Verblüffende EntdeckungRauchgas verbessert die Ausdauer
Kohlenmonoxid kennen viele als Abgase aus dem Autoverkehr. Wenn man das giftige Rauchgas aber in geringen Mengen inhaliert, kann es die Leistung erhöhen, haben Forscher herausgefunden.
Zur Steigerung ihrer Ausdauerleistungsfähigkeit müssen Sportler viel trainieren. Eine mögliche Form ist das Training unter Sauerstoffmangel (Hypoxie). Dies geschieht etwa in den Bergen, wo die Luft dünner ist. Es gibt aber auch Trainingsmöglichkeiten im Flachland, meist in Form von speziellen Zimmern oder -zelten, in denen der Sauerstoffgehalt der Atemluft künstlich reduziert und so ein Höhentraining simuliert wird. Sportmediziner der Universität Bayreuth um Professor Walter Schmidt zeigen jetzt in ihrer Studie, dass es einen weiteren Weg gibt, um die Ausdauer zu verbessern: eingeatmetes Kohlenmonoxid.

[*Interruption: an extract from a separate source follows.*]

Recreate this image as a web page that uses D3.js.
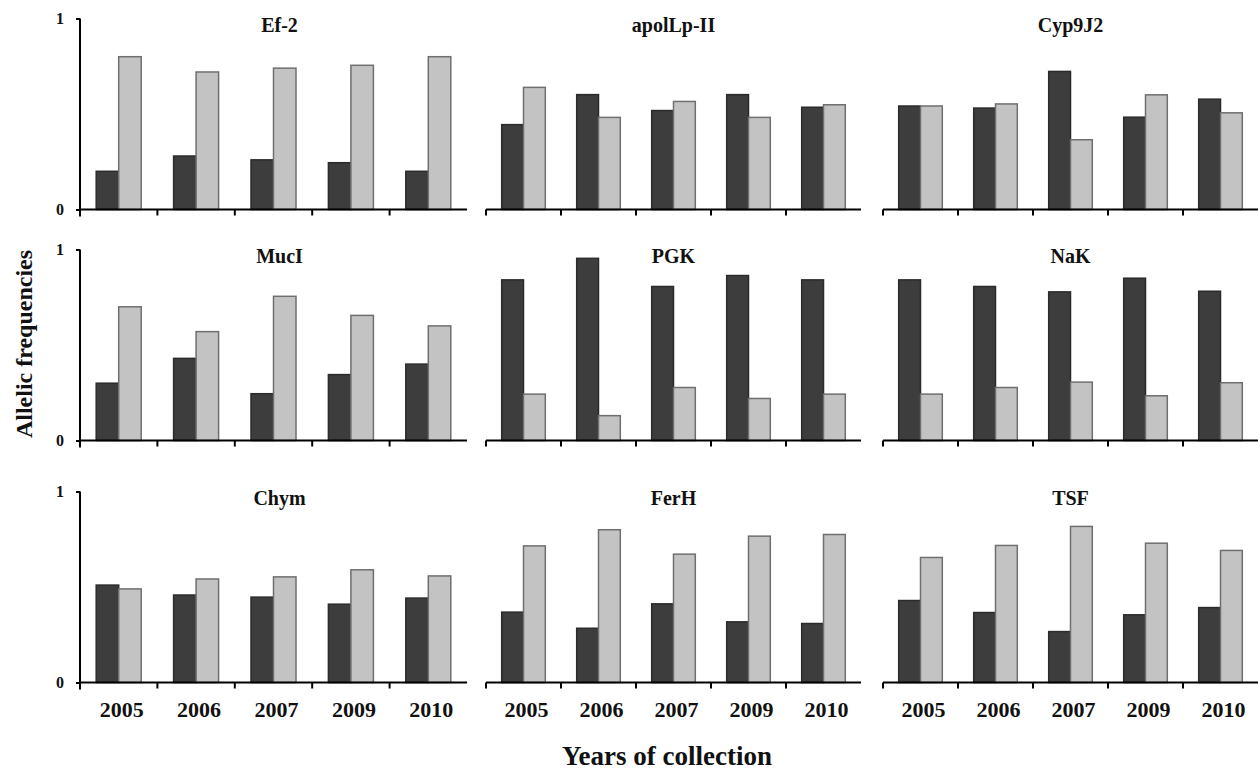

Wirkt wie ein Höhentraining
Das klingt erst einmal widersinnig. Kohlenmonoxid ist bekanntlich jenes Gas, das zum Beispiel bei Autos hinten aus dem Auspuff kommt oder bei unvollständigen Verbrennungen entsteht und zu lebensgefährlichen Rauchgasvergiftungen führen kann.
Der positive Effekt auf die Ausdauer lässt sich jedoch einfach erklären: Kohlenmonoxid hindert Sauerstoffmoleküle daran, sich mit Hämoglobin zu verbinden, das den Körper normalerweise mit Sauerstoff versorgt. Dadurch kommt es zu einem Sauerstoffmangel. Den versucht der Organismus nun auszugleichen – indem er mehr rote Blutkörperchen bildet. Der Körper reagiert also mit ähnlichen Anpassungseffekten wie bei einem klassischen Höhentraining.
Ungeklärte Fragen
Für die Studie hatten elf gesunde und moderat trainierte Männer drei Wochen lang fünfmal täglich eine geringe Menge Kohlenmonoxid eingeatmet; elf weitere Probanden erhielten eine Placebo-Inhalation. Während des Versuchs stieg die Hämoglobinmasse in der Kohlenmonoxid-Gruppe um rund fünf Prozent.
«Eine gezielte Inhalation von Kohlenmonoxid in geringen Dosen könnte somit eine Alternative sein zu einem Höhentraining oder anderen Massnahmen, die den Organismus einem kontrollierten Sauerstoffdefizit aussetzen», sagt Walter Schmidt, der an der Universität Bayreuth die Abteilung für Sportmedizin und Sportphysiologie leitet. Allerdings müssten vor der praktischen Anwendung unbedingt ethische Fragen geklärt und medizinische Aspekte noch genauer erforscht werden.
«Ein gefährliches Gas»
Das sieht auch German Clénin so, der Präsident der Schweizerischen Gesellschaft für Sportmedizin. Die Studie sei «plausibel und nachvollziehbar». Doch weil man die längerfristigen Auswirkungen auf die Gesundheit nicht kenne, stuft er die Methode als «höchst problematisch» ein: «Kohlenmonoxid ist und bleibt ein gefährliches Gas.»
Sportarzt Clénin, der seinen deutschen Fachkollegen Schmidt als «hochkompetenten und seriösen» Mediziner kennt, glaubt, dass dieser mit seiner Studie vor allem eine Diskussion anstossen will: damit die Welt-Anti-Doping-Agentur (Wada) und die Sportverbände die Kohlenmonoxid-Methode möglichst schnell verbieten.
Andernfalls, schreiben auch Schmidt und seine Studienmitautoren, hätten sie womöglich «eine Büchse der Pandora» geöffnet.
Quellen: «Swiss Medical Weekly», «Deutsche Ärzte-Zeitung», Aponet.